Section de recherches 1. Le loup de Nancy

E n 2020, aux environs de Nancy, un chasseur découvre le cadavre d’une jeune femme à l’arrière d’un véhicule de gendarmerie. Sur place, le major Guilhem Marck est doublement glacé d’effroi. La mise en scène méthodique qui entoure la dépouille est à la fois propre et glauque. Mais surtout, elle renvoie à une vieille enquête, dont le dénouement supposé remonte à 2009. En trois ans, le Loup de Nancy avait fait neuf victimes. Retour improbable onze ans plus tard ou imitateur sordide ? La plupart des détails correspondent. Alors Marck appelle Ruben Reissinger, le collègue avec lequel il avait traqué le psychopathe. L'homme investigue à Trouville-sur-Mer sur le crash d’un Mirage et il ne croit pas à un retour. Il en est certain, il a abattu l’assassin en décembre 2009. Trois balles l’ont touché au torse et à la gorge, puis il est tombé dans la Moselle. Néanmoins, Reissinger fait lui-même des constatations, échange avec Marck. Il ne veut pas admettre que le Loup soit toujours en vie, qu’il ne soit pas mort et qu’il revienne après tout ce temps. Seulement, les faits parlent d’eux-mêmes et Reissinger doit se résoudre. À cette certitude ébranlée, sur laquelle il a construit sa carrière, s’ajoute le désarroi d’une promesse qui n’est finalement pas tenue. Clara Neuville a été sauvée des griffes du Loup. Elle s’est reconstruite sur l’assurance qu’elle était désormais hors de danger. Il n’en est rien. Comment le lui annoncer ? Ruben a maintenant des comptes à régler avec lui-même.
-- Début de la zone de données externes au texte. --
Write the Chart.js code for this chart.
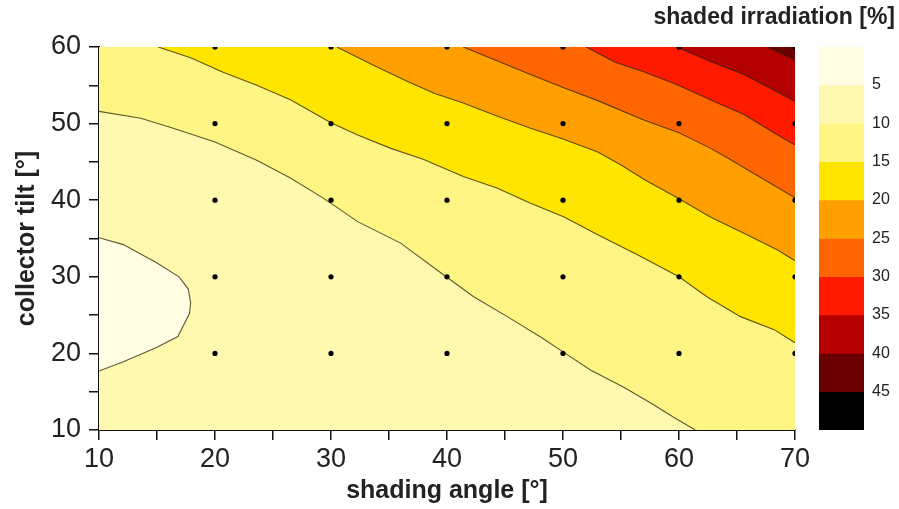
<!DOCTYPE html>
<html>
<head>
<meta charset="utf-8">
<script src="https://cdn.jsdelivr.net/npm/chart.js@4.4.1/dist/chart.umd.min.js"></script>
<style>
  body { margin: 0; background: #fff; }
  #wrap { position: relative; width: 899px; height: 509px; }
  #plot { position: absolute; left: 0; top: 0; }
  #scaleBar { position: absolute; left: 640px; top: 0; }
</style>
</head>
<body>
<div id="wrap">
  <canvas id="plot" width="899" height="509"></canvas>
  <canvas id="scaleBar" width="259" height="509"></canvas>
</div>
<script>
// contour levels of shaded irradiation [%] and their fill colours
const levels = [0, 5, 10, 15, 20, 25, 30, 35, 40, 45, 50];
const bandColors = ['#fffde2', '#fff9b0', '#fff585', '#ffe500', '#ffa000',
                    '#ff6600', '#ff1a00', '#b40000', '#6a0000', '#000000'];

// contour lines, [shading angle, collector tilt]
const contour5 = [[10, 35.1], [12.1, 34.2], [15.0, 31.8], [16.9, 30.0], [17.7, 28.4],
  [17.9, 26.6], [17.8, 25.2], [16.8, 22.2], [15.0, 20.8], [12.1, 18.9], [10, 17.7]];
const contour10 = [[10, 51.6], [13.6, 50.7], [16.4, 49.4], [20.0, 47.6], [23.6, 45.2],
  [26.5, 42.9], [29.3, 40.3], [32.3, 37.2], [36.0, 34.4], [39.4, 30.6], [42.3, 27.4],
  [45.2, 24.8], [48.1, 22.1], [50.1, 20.1], [52.4, 17.8], [55.2, 15.6], [57.6, 13.5],
  [59.5, 11.7], [61.4, 10]];
const contour15 = [[15.1, 60], [17.9, 58.6], [20.7, 56.7], [23.6, 55.0], [26.5, 53.1],
  [30.0, 50.1], [32.3, 48.5], [35.1, 46.8], [38.0, 45.3], [41.4, 43.1], [44.3, 41.6],
  [47.2, 39.6], [50.1, 37.8], [53.0, 35.5], [56.5, 32.8], [60.0, 30.0], [62.4, 27.4],
  [65.3, 24.8], [68.2, 23.1], [70, 21.4]];
const contour20 = [[30.5, 60], [33.7, 57.6], [36.6, 55.5], [39.0, 53.9], [41.4, 52.7],
  [44.3, 51.0], [47.2, 49.4], [50.0, 48.0], [53.0, 46.3], [55.0, 44.6], [57.0, 42.7],
  [60.0, 40.2], [62.7, 37.8], [65.6, 35.7], [68.5, 33.5], [70, 32.1]];
const contour25 = [[41.4, 60], [44.3, 58.2], [47.2, 56.4], [50.0, 54.7], [53.0, 53.0],
  [56.9, 50.5], [60.0, 48.8], [62.7, 46.8], [64.2, 45.5], [67.0, 43.0], [70, 40.3]];
const contour30 = [[52.0, 60], [54.5, 58.0], [56.9, 56.8], [59.8, 55.1], [62.7, 53.1],
  [65.6, 51.2], [68.4, 48.6], [70, 47.2]];
const contour35 = [[59.8, 60], [62.7, 58.1], [65.6, 56.4], [68.4, 54.2], [70, 52.9]];
const contour40 = [[67.6, 60], [68.8, 59.2], [70, 58.3]];

// measured grid points
const gridX = [20, 30, 40, 50, 60, 70];
const gridY = [20, 30, 40, 50, 60];

const xRange = [10, 70];
const yRange = [10, 60];

const FONT = "'Liberation Sans', Arial, sans-serif";
Chart.defaults.font.family = FONT;

const contours = [contour5, contour10, contour15, contour20, contour25, contour30, contour35, contour40];
const toXY = p => ({ x: p[0], y: p[1] });

// position of a border point along the frame, going down the left edge,
// right along the bottom, up the right edge and back along the top
const W = xRange[1] - xRange[0], H = yRange[1] - yRange[0];
function perim([x, y]) {
  if (x <= xRange[0]) return yRange[1] - y;
  if (y <= yRange[0]) return H + (x - xRange[0]);
  if (x >= xRange[1]) return H + W + (y - yRange[0]);
  return 2 * H + W + (xRange[1] - x);
}
const corners = [[xRange[0], yRange[0]], [xRange[1], yRange[0]], [xRange[1], yRange[1]], [xRange[0], yRange[1]]];
const cornerT = [H, H + W, 2 * H + W, 2 * H + 2 * W];

// region above a contour line = the line closed along the frame
function closeRegion(line) {
  const tEnd = perim(line[line.length - 1]);
  let tStart = perim(line[0]);
  if (tStart <= tEnd) tStart += 2 * (W + H);
  const pts = line.slice();
  for (let lap = 0; lap < 2; lap++) {
    cornerT.forEach((t, i) => {
      const tt = t + lap * 2 * (W + H);
      if (tt > tEnd && tt < tStart) pts.push(corners[i]);
    });
  }
  return pts;
}

const datasets = [];
datasets.push({
  data: corners.map(toXY), fill: 'shape', backgroundColor: bandColors[0],
  borderWidth: 0, pointRadius: 0, order: 100
});
contours.forEach((c, i) => {
  datasets.push({
    data: closeRegion(c).map(toXY), fill: 'shape', backgroundColor: bandColors[i + 1],
    borderWidth: 0, pointRadius: 0, order: 99 - i
  });
});
contours.forEach(c => {
  datasets.push({
    data: c.map(toXY), fill: false, borderColor: 'rgba(45,35,0,0.75)',
    borderWidth: 1.1, pointRadius: 0, tension: 0, order: 10
  });
});
const dots = [];
gridY.forEach(y => gridX.forEach(x => dots.push({ x, y })));
datasets.push({
  data: dots, showLine: false, pointRadius: 2.6, pointBackgroundColor: '#000',
  pointBorderWidth: 0, order: 0
});

const tickCb = v => (v % 10 === 0 ? v : '');

new Chart(document.getElementById('plot'), {
  type: 'line',
  data: { datasets },
  options: {
    responsive: false,
    animation: false,
    events: [],
    layout: { padding: { left: 0, right: 104, top: 47, bottom: 0 } },
    plugins: { legend: { display: false }, tooltip: { enabled: false } },
    scales: {
      x: {
        type: 'linear', min: xRange[0], max: xRange[1],
        ticks: { stepSize: 5, autoSkip: false, maxRotation: 0, color: '#222',
                 font: { size: 27 }, padding: 3, callback: tickCb },
        grid: { drawOnChartArea: false, tickLength: 10, color: '#111', lineWidth: 1.5 },
        border: { color: '#111', width: 2 },
        title: { display: true, text: 'shading angle [°]', color: '#222',
                 font: { size: 25, weight: 'bold' }, padding: { top: 0, bottom: 3 } },
        afterFit: s => { s.height = 79; }
      },
      y: {
        type: 'linear', min: yRange[0], max: yRange[1],
        ticks: { stepSize: 5, autoSkip: false, color: '#222',
                 font: { size: 27 }, padding: 8, callback: tickCb },
        grid: { drawOnChartArea: false, tickLength: 10, color: '#111', lineWidth: 1.5 },
        border: { color: '#111', width: 2 },
        title: { display: true, text: 'collector tilt [°]', color: '#222',
                 font: { size: 25, weight: 'bold' }, padding: { top: 12, bottom: 0 } },
        afterFit: s => { s.width = 99; }
      }
    }
  }
});

// colour scale
new Chart(document.getElementById('scaleBar'), {
  type: 'bar',
  data: {
    labels: [''],
    datasets: bandColors.map((c, i) => ({
      data: [levels[i + 1] - levels[i]], backgroundColor: c, borderWidth: 0,
      barPercentage: 1, categoryPercentage: 1
    }))
  },
  options: {
    responsive: false,
    animation: false,
    events: [],
    layout: { padding: { left: 0, right: 4, top: 0, bottom: 79 } },
    plugins: {
      legend: { display: false },
      tooltip: { enabled: false },
      title: { display: true, text: 'shaded irradiation [%]', align: 'end', color: '#222',
               font: { size: 23, weight: 'bold' }, padding: { top: 4, bottom: 15 } }
    },
    scales: {
      x: { stacked: true, display: false },
      y: {
        stacked: true, position: 'right', reverse: true, min: levels[0], max: levels[levels.length - 1],
        ticks: { stepSize: 5, autoSkip: false, color: '#222', font: { size: 16 }, padding: 8,
                 callback: v => (v > levels[0] && v < levels[levels.length - 1] ? v : '') },
        grid: { display: false, drawTicks: false },
        border: { display: false },
        afterFit: s => { s.width = 31; }
      },
      pad: {
        type: 'linear', position: 'left',
        ticks: { display: false },
        grid: { display: false, drawTicks: false },
        border: { display: false },
        afterFit: s => { s.width = 179; }
      }
    }
  }
});
</script>
</body>
</html>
Section de recherche se présente comme un diptyque. Il a pour cadre la gendarmerie de l’air, dont les missions sont peu connues du grand public. Elles justifient ainsi la parution du Loup de Nancy chez Zéphyr, département de Dupuis, spécialisé dans les aventures aériennes. Le scénario est signé Emmanuel Herzet (Alpha, Les Prométhéens) ; c’est Gerardo Balsa (U.47, L’Ombre du condor) qui réalise la mise en images. L’intrigue et le contexte s’inscrivent dans une veine de polars qui est fleurissante sur le petit écran actuellement : les protagonistes sont des gendarmes, l’environnement est rural, des liens extra-professionnels unissent les principaux personnages. D’autres motifs sont plus classiques : le serial killer, une part d’ombre hantant le héros, une démarche scientifique de déduction. Malgré ces éléments pas toujours originaux, le récit fonctionne bien. L’écriture avance efficacement entre le présent, le passé, les recherches proprement dites et l’exposition de la psychologie des enquêteurs. Les dialogues sont bien menés ; un humour dosé y est bienvenu. La technique du cliffhanger est maîtrisée et accroche le lecteur.

Le bémol qui peut être exprimé concerne le graphisme. Le dessin, visiblement numérique, offre des personnages réalisés sans défaut et des décors ou paysages irréprochables. Le problème est l’inscription de l’individu sur l’arrière-plan. La superposition choque l’œil, donnant l’impression que les éléments ne sont pas dans la même texture. Le décor devient artificiel, comme dans ces films des années quarante, lorsque le réalisateur voulait donner l’impression de déplacement ou de paysages grandioses, dans l’étroitesse d’un studio. Ce défaut mis à part, Le Loup de Nancy se lit avec plaisir. Il ne révolutionnera pas la bande dessinée. Ça tombe bien, ça n’est pas son ambition.